Besides using Egusi in soups, it can also be made into a wrapped pudding called Agbala oti. You can also use it in making Ogili egusi which is not as pungent as its castor seed counterpart, Ogili isi. Egusi seed can also be used as a dumpling called egusi akpurakpu, and the egusi oil, which is high in omega 6 etc.
The seed is dried, shelled and ground for cooking soup. When buying Egusi seed, buy the hand-shelled one and also look out for egusi seed with high oil content, it tastes better.
There are so many ways of cooking Egusi soup, the dry powder can be fried in palm oil before cooking- fried Egusi soup, it can be made into a thick paste and either fried in lumps in palm oil or added to the soup broth. You can pour Egusi powder straight into the boiling soup broth etc. It all depends on your preference. I will post some of the many different methods.
This method here is easy and pretty straightforward also, it ensures you get lumpy Egusi soup.
To make Egusi soup
3 cups egusi meat stockfish dry fish 2 medium onions (1 cup chopped) 1/2 cup ground crayfish 3 seasoning cubes 15g ogili okpei salt 5 scotch bonnet (fresh pepper) 1/2 cup palm oil 15g uziza leaf (shredded, optional or uziza seed) 140g ugu leaf (shredded, fluted pumpkin leaf) 10 cups stock and water
Wash meat and stock fish and place in a medium-size pot over medium flame. Add enough water to cover the meat. Season with salt and seasoning cube. You can add some sliced onions. Boil until meat is tender.
Soak the dry fish in boiling hot water for about 2 minutes, drain and rinse well in cold water. Debone and add to the pot of boiling meat.
While the meat is boiling, grind egusi, using the dry mill of your blender.
Chop onions and grind or chop the pepper.
Mash ogili okpei in a little hot water.
In a bowl, put ground egusi, finely chopped onions, ground crayfish, seasoning cube, okpei, salt and pepper and mix well.
Add about 1/2 cup of hot stock from the boiling meat into the egusi bowl and mix very well to get a very thick paste. Set aside.
Wash uziza and ugu leaves and shred.
Add water to the pot of boiling meat to make up to about 10 cups of liquid.
Add palm oil and cook for 5 minutes.
Lower the heat to medium-low and add the egusi paste in tablespoonfuls, very gently nudging it into the boiling liquid. Do not stir.
Cover and cook for 15 minutes without stirring, unless it is burning, then lower the heat even further and gently stir the soup. This will enable the clumps of egusi not to break apart before they are set.

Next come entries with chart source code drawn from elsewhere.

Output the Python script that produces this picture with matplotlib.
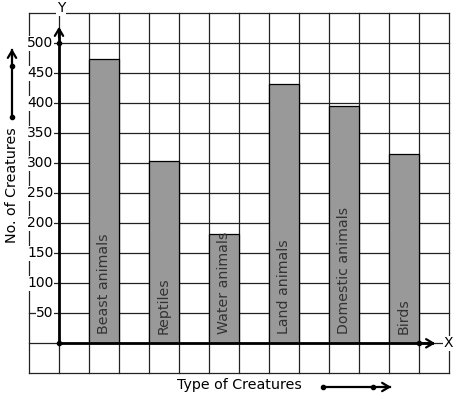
import matplotlib
matplotlib.use('Agg')
import matplotlib.pyplot as plt

# Datos del grafico
categorias = ["Beast animals", "Reptiles", "Water animals", "Land animals",
              "Domestic animals", "Birds"]
valores = [473, 303, 183, 432, 396, 315]
ticks_y = [50, 100, 150, 200, 250, 300, 350, 400, 450, 500]
posiciones = [1.5, 3.5, 5.5, 7.5, 9.5, 11.5]

# conversion de pixeles de la imagen a coordenadas de datos
def px_x(p):
    return (p - 59) / 30.0

def px_y(p):
    return (343.3 - p) / 0.6

fig = plt.figure(figsize=(4.57, 3.99), dpi=100)
ax = fig.add_axes([0, 0, 1, 1])
ax.set_xlim(px_x(0), px_x(457))
ax.set_ylim(px_y(399), px_y(0))
ax.axis('off')

# cuadricula
gris = '#222222'
for xv in range(-1, 14):
    ax.plot([xv, xv], [-50, 550], color=gris, lw=0.9, zorder=1)
for yv in range(-50, 551, 50):
    ax.plot([-1, 13], [yv, yv], color=gris, lw=0.9, zorder=1)

# barras
ax.bar(posiciones, valores, width=1.0, color='#999999', edgecolor='black',
       linewidth=0.9, zorder=2)
for x, nombre in zip(posiciones, categorias):
    ax.text(x, 16, nombre, rotation=90, ha='center', va='bottom',
            fontsize=10.2, color='#333333', zorder=3)

# ejes con flechas
ax.plot([0, 0], [0, px_y(30)], color='black', lw=2.0, zorder=4)
ax.annotate('', xy=(0, px_y(24)), xytext=(0, px_y(40)),
            arrowprops=dict(arrowstyle='->,head_length=0.5,head_width=0.3',
                            lw=1.6, color='black'), zorder=4)
ax.plot([0, px_x(432)], [0, 0], color='black', lw=2.0, zorder=4)
ax.annotate('', xy=(px_x(438), 0), xytext=(px_x(420), 0),
            arrowprops=dict(arrowstyle='->,head_length=0.5,head_width=0.3',
                            lw=1.6, color='black'), zorder=4)
ax.plot([0, 0, 12], [0, 500, 0], 'o', color='black', ms=3, zorder=5)

ax.text(px_x(61), px_y(8), 'Y', ha='center', va='center', fontsize=10,
        bbox=dict(facecolor='white', edgecolor='none', pad=0.5), zorder=5)
ax.text(px_x(448), 0, 'X', ha='center', va='center', fontsize=10,
        bbox=dict(facecolor='white', edgecolor='none', pad=0.5), zorder=5)

# etiquetas del eje Y
for t in ticks_y:
    ax.text(px_x(53.5), t, str(t), ha='right', va='center', fontsize=10,
            bbox=dict(facecolor='white', edgecolor='none', pad=0.3), zorder=3)

# titulos de ejes
ax.text(px_x(12), px_y(185), 'No. of Creatures', rotation=90, ha='center',
        va='center', fontsize=10.3)
ax.text(px_x(239), px_y(385), 'Type of Creatures', ha='center', va='center',
        fontsize=10.3)

# flechas decorativas
ax.plot([px_x(12), px_x(12)], [px_y(116.7), px_y(50)], color='black', lw=1.6)
ax.annotate('', xy=(px_x(12), px_y(46)), xytext=(px_x(12), px_y(60)),
            arrowprops=dict(arrowstyle='->,head_length=0.5,head_width=0.3',
                            lw=1.6, color='black'))
ax.plot([px_x(12), px_x(12)], [px_y(116.7), px_y(66)], 'o', color='black', ms=3)

ax.plot([px_x(323), px_x(390)], [px_y(387), px_y(387)], color='black', lw=1.6)
ax.annotate('', xy=(px_x(394), px_y(387)), xytext=(px_x(380), px_y(387)),
            arrowprops=dict(arrowstyle='->,head_length=0.5,head_width=0.3',
                            lw=1.6, color='black'))
ax.plot([px_x(323), px_x(373)], [px_y(387), px_y(387)], 'o', color='black', ms=3)

fig.savefig('out.png', dpi=100)
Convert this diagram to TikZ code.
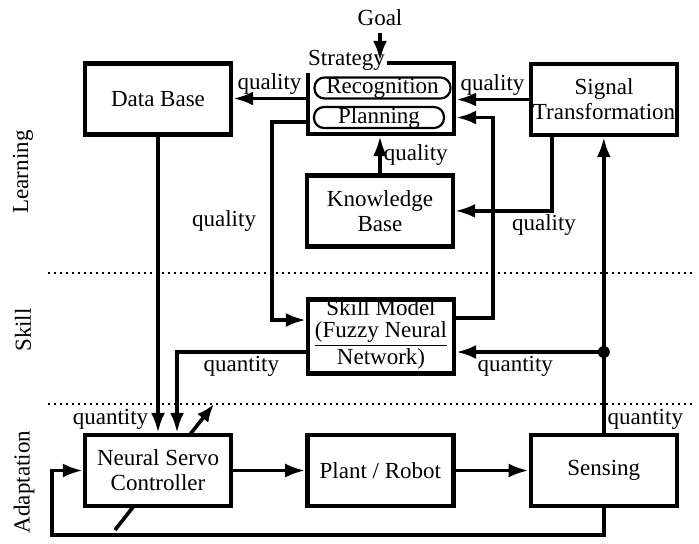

At this point, if the soup is getting dry, add a little water and stir gently.
Keep cooking until the rawness has gone out of the egusi. About 10 minutes.
Add uziza leaves and boil for 5 minutes.
Then add ugu leaves. Boil for another 5 minutes.
Take off the heat. It will thicken a little more as it cools down.
Serve with any swallow of choice, e.g Pounded yam, garri, Semovita etc or with plain boiled rice.
- Leftover egusi soup can be used to make Egusi jollof rice. It is simply awesome.